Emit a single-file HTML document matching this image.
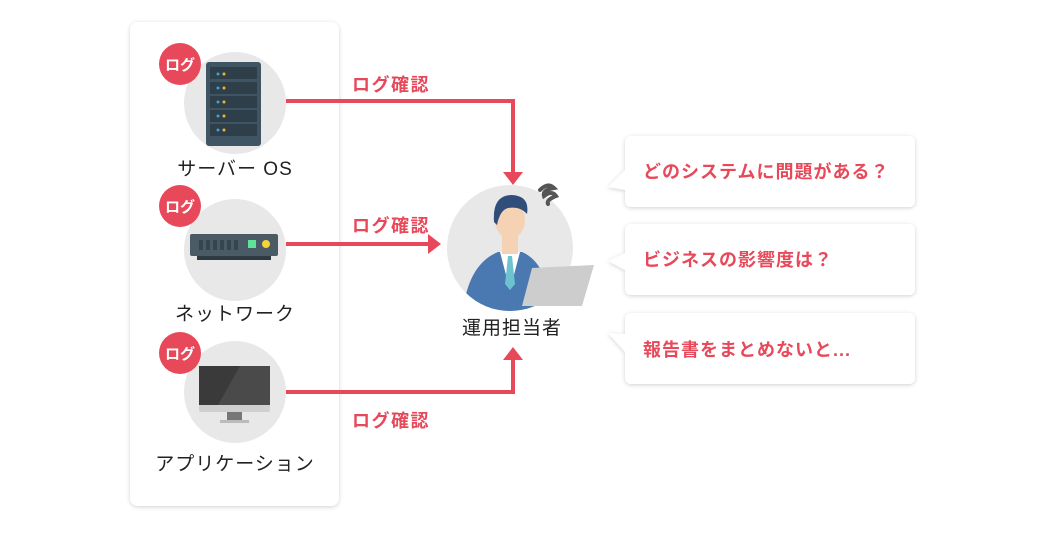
<!DOCTYPE html>
<html><head><meta charset="utf-8"><style>
body{margin:0;background:#fff;width:1060px;height:537px;overflow:hidden}
text{font-family:"Liberation Sans","Noto Sans CJK JP",sans-serif}
</style></head><body>
<svg width="1060" height="537" viewBox="0 0 1060 537" xmlns="http://www.w3.org/2000/svg">
<defs>
<filter id="sh" x="-10%" y="-10%" width="120%" height="130%"><feDropShadow dx="0" dy="1" stdDeviation="2" flood-color="#000" flood-opacity="0.18"/></filter>
<clipPath id="pc"><circle cx="510" cy="248" r="63"/></clipPath>
</defs>
<rect x="130" y="22" width="209" height="484" rx="8" fill="#fff" filter="url(#sh)"/>
<g stroke="#e8495a" stroke-width="4" fill="none">
<polyline points="286,101 513,101 513,172"/>
<line x1="286" y1="244" x2="428" y2="244"/>
<polyline points="286,392 513,392 513,360"/>
</g>
<g fill="#e8495a">
<polygon points="503,172 523,172 513,185"/>
<polygon points="428,234 428,254 441,244"/>
<polygon points="503,360 523,360 513,347"/>
</g>
<g fill="#e8495a" font-size="18" font-weight="bold" letter-spacing="1.5">
<text x="352" y="91">ログ確認</text>
<text x="352" y="232">ログ確認</text>
<text x="352" y="427">ログ確認</text>
</g>
<g fill="#e8e8e8">
<circle cx="235" cy="103" r="51"/>
<circle cx="235" cy="250" r="51"/>
<circle cx="235" cy="392" r="51"/>
<circle cx="510" cy="248" r="63"/>
</g>
<rect x="206" y="62" width="55" height="84" rx="3" fill="#3f5563"/>
<g fill="#2e3f4a">
<rect x="210" y="67" width="47" height="12"/><rect x="210" y="82" width="47" height="12"/><rect x="210" y="96" width="47" height="12"/><rect x="210" y="110" width="47" height="12"/><rect x="210" y="124" width="47" height="12"/>
</g>
<g fill="#e8b830"><circle cx="224" cy="74" r="1.5"/><circle cx="224" cy="88" r="1.5"/><circle cx="224" cy="102" r="1.5"/><circle cx="224" cy="116" r="1.5"/><circle cx="224" cy="130" r="1.5"/></g>
<g fill="#3aa3d6"><circle cx="218" cy="74" r="1.5"/><circle cx="218" cy="88" r="1.5"/><circle cx="218" cy="102" r="1.5"/><circle cx="218" cy="116" r="1.5"/><circle cx="218" cy="130" r="1.5"/></g>
<rect x="190" y="234" width="88" height="22" rx="2" fill="#4a5b66"/>
<rect x="197" y="256" width="74" height="4" fill="#2e3a42"/>
<g fill="#36444d"><rect x="199" y="240" width="4" height="10"/><rect x="206" y="240" width="4" height="10"/><rect x="213" y="240" width="4" height="10"/><rect x="220" y="240" width="4" height="10"/><rect x="227" y="240" width="4" height="10"/><rect x="234" y="240" width="4" height="10"/></g>
<rect x="248" y="240" width="8" height="8" fill="#5de39a"/>
<circle cx="266" cy="244" r="4" fill="#f5d33a"/>
<rect x="199" y="366" width="71" height="46" rx="2" fill="#cfcfcf"/>
<rect x="199" y="366" width="71" height="39" fill="#3a3a3a"/>
<polygon points="240,366 270,366 270,405 218,405" fill="#4a4a4a"/>
<rect x="227" y="412" width="15" height="8" fill="#777"/>
<rect x="220" y="420" width="29" height="3" fill="#bbb"/>
<g fill="#e8495a"><circle cx="180" cy="64" r="21"/><circle cx="180" cy="206" r="21"/><circle cx="180" cy="353" r="21"/></g>
<g fill="#fff" font-size="15" font-weight="bold" text-anchor="middle">
<text x="180" y="70">ログ</text><text x="180" y="212">ログ</text><text x="180" y="359">ログ</text>
</g>
<g fill="#222" font-size="19" text-anchor="middle" letter-spacing="1">
<text x="235" y="175">サーバー OS</text>
<text x="235" y="320">ネットワーク</text>
<text x="235" y="470">アプリケーション</text>
<text x="512" y="334">運用担当者</text>
</g>
<g clip-path="url(#pc)">
<path d="M462,320 Q466,265 498,252 L522,252 Q550,264 552,320 Z" fill="#4a78b0"/>
<polygon points="500,252 520,252 510,290" fill="#fff"/>
<polygon points="508,256 512,256 515,284 510,290 505,284" fill="#6cc3cf"/>
</g>
<rect x="502" y="230" width="16" height="24" fill="#f6d2b4"/>
<ellipse cx="510" cy="220" rx="15" ry="19" fill="#f6d2b4"/>
<path d="M494,222 Q492,195 512,195 Q530,196 527,214 Q520,206 508,208 Q500,210 497,225 Z" fill="#2f4f7a"/>
<polygon points="532,268 594,265 582,306 522,306" fill="#cdcdcd"/>
<path d="M540,190 q8,-8 14,-2 q-12,2 -10,8 q8,-6 12,0 q-10,4 -8,8" stroke="#555" stroke-width="4" fill="none" stroke-linecap="round"/>
<g fill="#fff" filter="url(#sh)">
<path d="M631,136 H909 a6,6 0 0 1 6,6 V201 a6,6 0 0 1 -6,6 H631 a6,6 0 0 1 -6,-6 V190 L608,187 L625,170 V142 a6,6 0 0 1 6,-6 Z"/>
<path d="M631,224 H909 a6,6 0 0 1 6,6 V289 a6,6 0 0 1 -6,6 H631 a6,6 0 0 1 -6,-6 V270 L608,261 L625,253 V230 a6,6 0 0 1 6,-6 Z"/>
<path d="M631,313 H909 a6,6 0 0 1 6,6 V378 a6,6 0 0 1 -6,6 H631 a6,6 0 0 1 -6,-6 V352 L608,333 L625,334 V319 a6,6 0 0 1 6,-6 Z"/>
</g>
<g fill="#e8495a" font-size="18" font-weight="bold" letter-spacing="1">
<text x="643" y="178">どのシステムに問題がある？</text>
<text x="643" y="266">ビジネスの影響度は？</text>
<text x="643" y="356">報告書をまとめないと...</text>
</g>
</svg>
</body></html>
################
Problem details. Without the pictures, copy the material exactly as given.

Correct result.
Emit a single-file HTML document matching this image.
<!DOCTYPE html>
<html><head><meta charset="utf-8"><style>
body{margin:0;background:#fff;width:1060px;height:537px;overflow:hidden}
text{font-family:"Liberation Sans","Noto Sans CJK JP",sans-serif}
</style></head><body>
<svg width="1060" height="537" viewBox="0 0 1060 537" xmlns="http://www.w3.org/2000/svg">
<defs>
<filter id="sh" x="-10%" y="-10%" width="120%" height="130%"><feDropShadow dx="0" dy="1" stdDeviation="2" flood-color="#000" flood-opacity="0.18"/></filter>
<clipPath id="pc"><circle cx="510" cy="248" r="63"/></clipPath>
</defs>
<rect x="130" y="22" width="209" height="484" rx="8" fill="#fff" filter="url(#sh)"/>
<g stroke="#e8495a" stroke-width="4" fill="none">
<polyline points="286,101 513,101 513,172"/>
<line x1="286" y1="244" x2="428" y2="244"/>
<polyline points="286,392 513,392 513,360"/>
</g>
<g fill="#e8495a">
<polygon points="503,172 523,172 513,185"/>
<polygon points="428,234 428,254 441,244"/>
<polygon points="503,360 523,360 513,347"/>
</g>
<g fill="#e8495a" font-size="18" font-weight="bold" letter-spacing="1.5">
<text x="352" y="91">ログ確認</text>
<text x="352" y="232">ログ確認</text>
<text x="352" y="427">ログ確認</text>
</g>
<g fill="#e8e8e8">
<circle cx="235" cy="103" r="51"/>
<circle cx="235" cy="250" r="51"/>
<circle cx="235" cy="392" r="51"/>
<circle cx="510" cy="248" r="63"/>
</g>
<rect x="206" y="62" width="55" height="84" rx="3" fill="#3f5563"/>
<g fill="#2e3f4a">
<rect x="210" y="67" width="47" height="12"/><rect x="210" y="82" width="47" height="12"/><rect x="210" y="96" width="47" height="12"/><rect x="210" y="110" width="47" height="12"/><rect x="210" y="124" width="47" height="12"/>
</g>
<g fill="#e8b830"><circle cx="224" cy="74" r="1.5"/><circle cx="224" cy="88" r="1.5"/><circle cx="224" cy="102" r="1.5"/><circle cx="224" cy="116" r="1.5"/><circle cx="224" cy="130" r="1.5"/></g>
<g fill="#3aa3d6"><circle cx="218" cy="74" r="1.5"/><circle cx="218" cy="88" r="1.5"/><circle cx="218" cy="102" r="1.5"/><circle cx="218" cy="116" r="1.5"/><circle cx="218" cy="130" r="1.5"/></g>
<rect x="190" y="234" width="88" height="22" rx="2" fill="#4a5b66"/>
<rect x="197" y="256" width="74" height="4" fill="#2e3a42"/>
<g fill="#36444d"><rect x="199" y="240" width="4" height="10"/><rect x="206" y="240" width="4" height="10"/><rect x="213" y="240" width="4" height="10"/><rect x="220" y="240" width="4" height="10"/><rect x="227" y="240" width="4" height="10"/><rect x="234" y="240" width="4" height="10"/></g>
<rect x="248" y="240" width="8" height="8" fill="#5de39a"/>
<circle cx="266" cy="244" r="4" fill="#f5d33a"/>
<rect x="199" y="366" width="71" height="46" rx="2" fill="#cfcfcf"/>
<rect x="199" y="366" width="71" height="39" fill="#3a3a3a"/>
<polygon points="240,366 270,366 270,405 218,405" fill="#4a4a4a"/>
<rect x="227" y="412" width="15" height="8" fill="#777"/>
<rect x="220" y="420" width="29" height="3" fill="#bbb"/>
<g fill="#e8495a"><circle cx="180" cy="64" r="21"/><circle cx="180" cy="206" r="21"/><circle cx="180" cy="353" r="21"/></g>
<g fill="#fff" font-size="15" font-weight="bold" text-anchor="middle">
<text x="180" y="70">ログ</text><text x="180" y="212">ログ</text><text x="180" y="359">ログ</text>
</g>
<g fill="#222" font-size="19" text-anchor="middle" letter-spacing="1">
<text x="235" y="175">サーバー OS</text>
<text x="235" y="320">ネットワーク</text>
<text x="235" y="470">アプリケーション</text>
<text x="512" y="334">運用担当者</text>
</g>
<g clip-path="url(#pc)">
<path d="M462,320 Q466,265 498,252 L522,252 Q550,264 552,320 Z" fill="#4a78b0"/>
<polygon points="500,252 520,252 510,290" fill="#fff"/>
<polygon points="508,256 512,256 515,284 510,290 505,284" fill="#6cc3cf"/>
</g>
<rect x="502" y="230" width="16" height="24" fill="#f6d2b4"/>
<ellipse cx="510" cy="220" rx="15" ry="19" fill="#f6d2b4"/>
<path d="M494,222 Q492,195 512,195 Q530,196 527,214 Q520,206 508,208 Q500,210 497,225 Z" fill="#2f4f7a"/>
<polygon points="532,268 594,265 582,306 522,306" fill="#cdcdcd"/>
<path d="M540,190 q8,-8 14,-2 q-12,2 -10,8 q8,-6 12,0 q-10,4 -8,8" stroke="#555" stroke-width="4" fill="none" stroke-linecap="round"/>
<g fill="#fff" filter="url(#sh)">
<path d="M631,136 H909 a6,6 0 0 1 6,6 V201 a6,6 0 0 1 -6,6 H631 a6,6 0 0 1 -6,-6 V190 L608,187 L625,170 V142 a6,6 0 0 1 6,-6 Z"/>
<path d="M631,224 H909 a6,6 0 0 1 6,6 V289 a6,6 0 0 1 -6,6 H631 a6,6 0 0 1 -6,-6 V270 L608,261 L625,253 V230 a6,6 0 0 1 6,-6 Z"/>
<path d="M631,313 H909 a6,6 0 0 1 6,6 V378 a6,6 0 0 1 -6,6 H631 a6,6 0 0 1 -6,-6 V352 L608,333 L625,334 V319 a6,6 0 0 1 6,-6 Z"/>
</g>
<g fill="#e8495a" font-size="18" font-weight="bold" letter-spacing="1">
<text x="643" y="178">どのシステムに問題がある？</text>
<text x="643" y="266">ビジネスの影響度は？</text>
<text x="643" y="356">報告書をまとめないと...</text>
</g>
</svg>
</body></html>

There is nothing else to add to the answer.